I think that when people outside Colombia see conflict, they only see cartels because it is the image that has gone worldwide of drug violence and Pablo Escobar. There’s more to it, and there are more victims from different causes that include the government as well. I feel there’s no easy answer to these questions but maybe just to say that Colombia remains a country in transition: a country where many are fighting to do right by the victims of an endless conflict and a war that has been going on for over fifty years.

 

Hudson: You talk about the presencias and how the family in the story finds comfort after a loss. Is the concept of presencias something that arose from the constant danger or is it a part of Colombian culture? How does the importance of ancestry influence your writing?

 

María: I was in Medellín in the Memory House Museum last week, and one of the things that shook me the most was the testimonies where someone expressed that we, as Colombians, even without being victims, had all been indirectly influenced by war and conflict.

 

The concept of ghosts, I feel, is part of the Latin American tradition and is constant in our social imaginary as Colombians. We often talk about family members that have appeared to us to give us comfort after they have died or rare apparitions. They’re mostly friendly ghosts, reassuring presences that provide reasons to keep going. I love this part about my culture, and I thought it would be an interesting way of offering to this family in my story a way to begin healing. A presence that is caring for them, always, even if they don’t necessarily know where they are and why. It is also a way that I’ve seen many people deal with the reality of growing up in a very violent country and living in pretty extreme circumstances.

 

Hudson: Who are some of your major literary influences? Any reading recommendations?

 

María: Yes! So I recently read a novel by Edwidge Danticat, and I was blown away. I read one of her short stories for the first time last year in an amazing workshop for writers of color by Kweli in New York. I have a bachelor’s in history, and The Farming of Bones was such a nice surprise because it was so meticulous with the historical details but also with so much attention to the feelings of the characters. It really moved me. I would say that I have been an avid reader since I started writing, so my influences change. The writers that have stayed with me over the years are Jhumpa Lahiri, Isabel Allende, Gabriel García Márquez, Hiromi Kawakami, and James Baldwin.

 

I’m also very interested in writers who can write complex female characters that stay with you long after you finish a book. I really admire Brit Bennett, Tayari Jones, and most recently Candice Carty-Williams who wrote the book Queenie.
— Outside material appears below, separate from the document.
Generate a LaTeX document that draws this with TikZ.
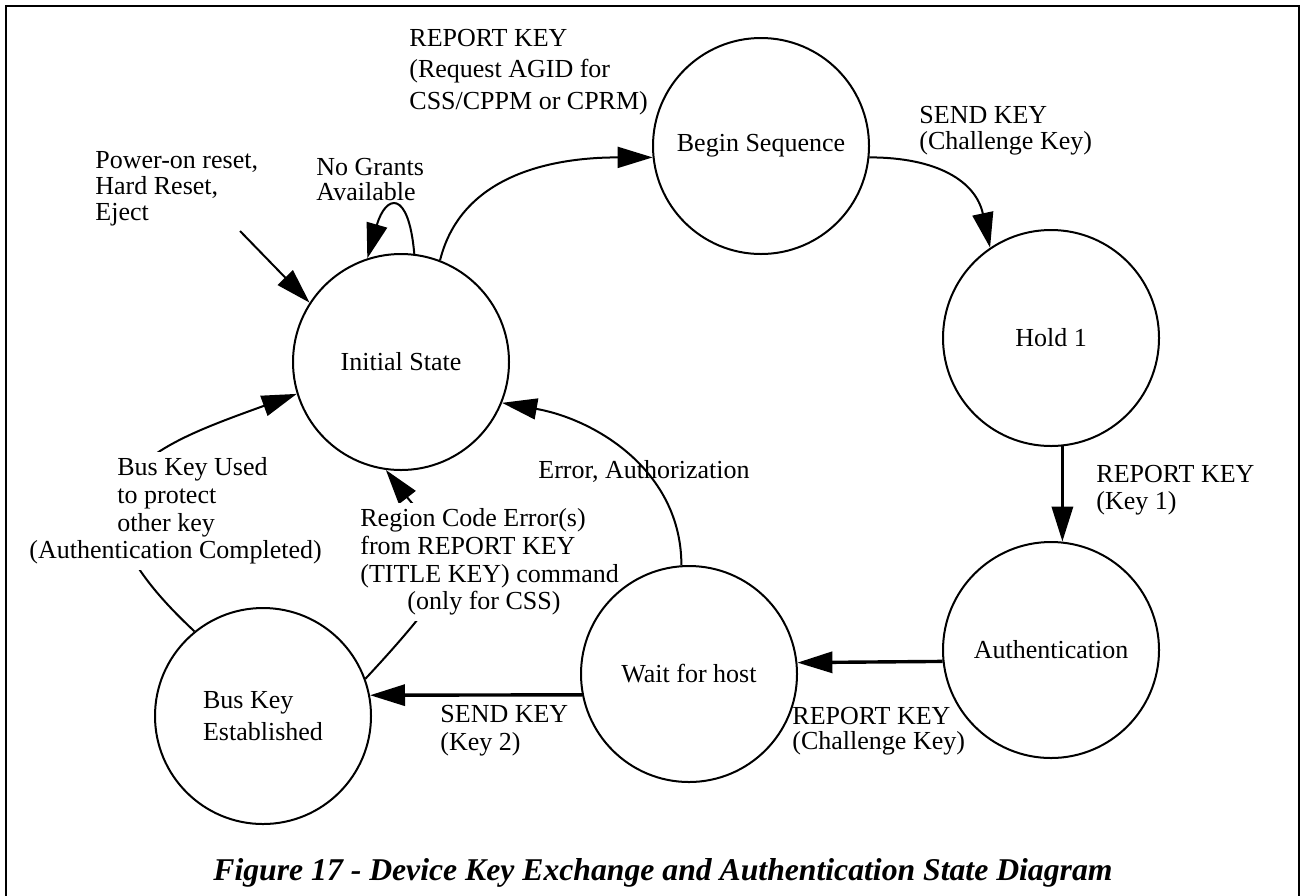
\documentclass[tikz,border=0pt]{standalone}
\usepackage{fontspec}
\setmainfont{Liberation Serif}
\usetikzlibrary{arrows.meta}
\pgfdeclarelayer{back}
\pgfsetlayers{back,main}

\tikzset{
  state/.style={draw,circle,line width=1pt,minimum size=108pt,inner sep=0pt,
    font=\fontsize{13}{16}\selectfont},
  lbl/.style={inner xsep=0pt,inner ysep=0pt,align=left,anchor=west,
    font=\fontsize{13}{#1}\selectfont},
  lbl/.default=13,
  arr/.style={line width=1pt,-{Triangle[length=17.5pt,width=10.5pt]}},
  thickarr/.style={arr,line width=1.7pt}
}

\begin{document}
\begin{tikzpicture}
\begin{scope}[x=0.5pt,y=0.5pt]
\useasboundingbox (0,0) rectangle (1304,-895);
\draw[line width=1.2pt] (6,-900) -- (6,-6) -- (1299,-6) -- (1299,-900);

\node[state] (init) at (401,-362) {Initial State};
\node[state] (seq) at (761,-146) {Begin Sequence};
\node[state] (hold) at (1051,-338) {Hold 1};
\node[state] (auth) at (1051,-650) {Authentication};
\node[state] (wait) at (689,-674) {Wait for host};
\node[state,align=left] (bus) at (263,-716) {Bus Key\\Established};

\begin{pgfonlayer}{back}
\coordinate (resetend) at (240,-231);
\draw[arr] (resetend) -- (init.147);
\draw[arr] (init.83) .. controls +(95:66) and +(74:66) .. (init.108);
\draw[arr] (init.69) to[out=76,in=180] (seq.186);
\draw[arr] (seq.354) to[out=0,in=102,looseness=1.15] (hold.124);
\draw[thickarr] (hold.-84) -- (auth.84);
\draw[thickarr] (auth.186.4) -- (wait.6.4);
\draw[thickarr] (wait.191.2) -- (bus.11.2);
\draw[arr] (wait.94) to[out=90,in=-10] (init.-22);
\draw[arr] (bus.129) .. controls +(137:215) and +(200:150) .. (init.197);
\draw[arr] (bus.20) .. controls +(47:200) and +(308:100) .. (init.262);

% labels that break the curves under them
\node[lbl=13.85,fill=white,inner ysep=3pt] (busused) at (29,-511)
  {\hspace*{44pt}Bus Key Used\\\hspace*{44pt}to protect\\\hspace*{44pt}other key\\(Authentication Completed)};
\node[lbl=13.85,fill=white,inner ysep=3pt] (region) at (360,-562)
  {Region Code Error(s)\\from REPORT KEY\\(TITLE KEY) command\\\hspace*{23.5pt}(only for CSS)};
\end{pgfonlayer}

\node[lbl=15.75] (reqagid) at (409,-72) {REPORT KEY\\(Request AGID for\\CSS/CPPM or CPRM)};
\node[lbl] (reset) at (95,-189) {Power-on reset,\\Hard Reset,\\Eject};
\node[lbl=12.5] (nogrant) at (316,-180) {No Grants\\Available};
\node[lbl] (sendch) at (919,-131) {SEND KEY\\(Challenge Key)};
\node[lbl=13.5] (repkey1) at (1096,-490) {REPORT KEY\\(Key 1)};
\node[lbl=12.5] (repch) at (792,-731) {REPORT KEY\\(Challenge Key)};
\node[lbl] (errauth) at (538,-471) {Error, Authorization};
\node[lbl=14] (sendkey2) at (440,-731) {SEND KEY\\(Key 2)};

\node[inner sep=0pt,anchor=base west,font=\fontsize{15.85}{18}\selectfont\bfseries\itshape] (caption)
  at (213,-880) {Figure 17 - Device Key Exchange and Authentication State Diagram};
\end{scope}
\end{tikzpicture}
\end{document}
María Alejandra Barrios Vélez is a writer born in Barranquilla, Colombia. She has lived in Bogotá and Manchester, where in 2016 she completed a master’s degree in creative writing from the University of Manchester. Her stories appear in Hobart, Pulp, Reservoir, Bandit Fiction, Cosmonauts Avenue, the Jellyfish Review, Lost Balloon, and Vol. 1 Brooklyn. Her poetry appears in the Acentos Review. Her work has been supported by organizations such as the Vermont Studio Center and the Caldera Arts Center.